Introducing the next exhibition:
Garlic Mustard by Lil Tudor-Craig
Garlic Mustard, 2011                                                                              Lil Tudor-Craig ©
18" x 24" (45.5 x 61cm), Egg Tempera on panel



ECOLOGY INTO ART



An exhibition of paintings by Lil Tudor-Craig and Paper Sculpture by Polly Verity


at

The Market House
Great Torrington, Devon, EX38 8AB.



August 21st – September 4th 2011, 11 - 6 daily.






Lil and Polly will be at the Old Market House for the whole duration of the exhibition and look forward to welcoming you there.



Paintings by Lil Tudor-Craig

"Painting is a way for me to explore, understand and celebrate the natural world of the British Isles.

My interest is in ecology or the relationship of living things to each other and to their habitat. Each painting shows a particular place at a particular time of year, with some of the creatures which would be found there at that time.

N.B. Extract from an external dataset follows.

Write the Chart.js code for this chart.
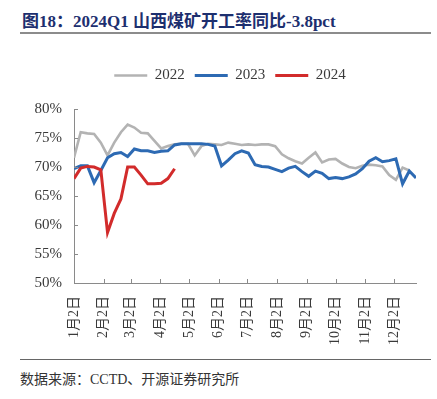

The pictures are conceived as if time could be stretched so that one could look at that place for a month all in one day. Some of the paintings are concerned with the beauty of often overlooked simple places such as reedbeds, brambles, nettles, field corners and thorn thickets with the incredible diversity of species that live there. Some paintings are of more complex long-established plant communities such as old meadows and their web of intricately dependant species. The paintings celebrate species of plants and animals that are still common, and are also an elegy for those that are passing into history. I use egg tempera, a paint made by mixing very pure pigments with egg yolk. Intense colours and fine detail are possible with this medium. The pictures are painted onto high quality plywood panels which are prepared using gesso to provide the ground for painting. Each picture takes around three months to complete".

Tel: 07813 068054 www.tudor-craig.co.uk email: lil@tudor-craig.co.uk

Paper Sculpture by Polly Verity

Polly Verity creates miniature wire and paper sculptures depicting extinct species, other-worldly and mythological creatures.
With a structure made of pure silver wire that describes the external contours like a delicate exoskeleton, fine paper covers this like a taut translucent skin. The outcome is a form that takes up volume and yet appears hardly there. White and diaphanous paper gently contrasts with the darker, underlying wireframe lines of the structure which appears as a line drawing describing threedimensional contours.

Ancient and timeless, drawn from myth or descriptions of creatures now extinct, these strange beasts emanate a sense of fragility and poignancy.
Often origami paper work is incorporated, tiny meticulous repeat folds slot together to form wings or the feathers of a creature. Sometimes forms stem from a flat sheet of paper with resulting shapes resembling naturalistic forms such as coral and fungi to other very different mathematical geometric repeated forms precisely folded without cuts. This paperwork is incorporated into the wire sculptures, seamlessly as though they grew there or were formed over millennia like strange crystal.

The works appeal to people's sense of wonder and the unknown. The stance and facial expression of each creature relays an anthropomorphic depth and strength of emotion which seems to particularly resonate and is accentuated by the idea of a creature trapped inside a glass prison which is at once beautiful and heart-rending.

The paper is acid-free and conservation grade and the glue is archival quality, the same materials as used in book conservation.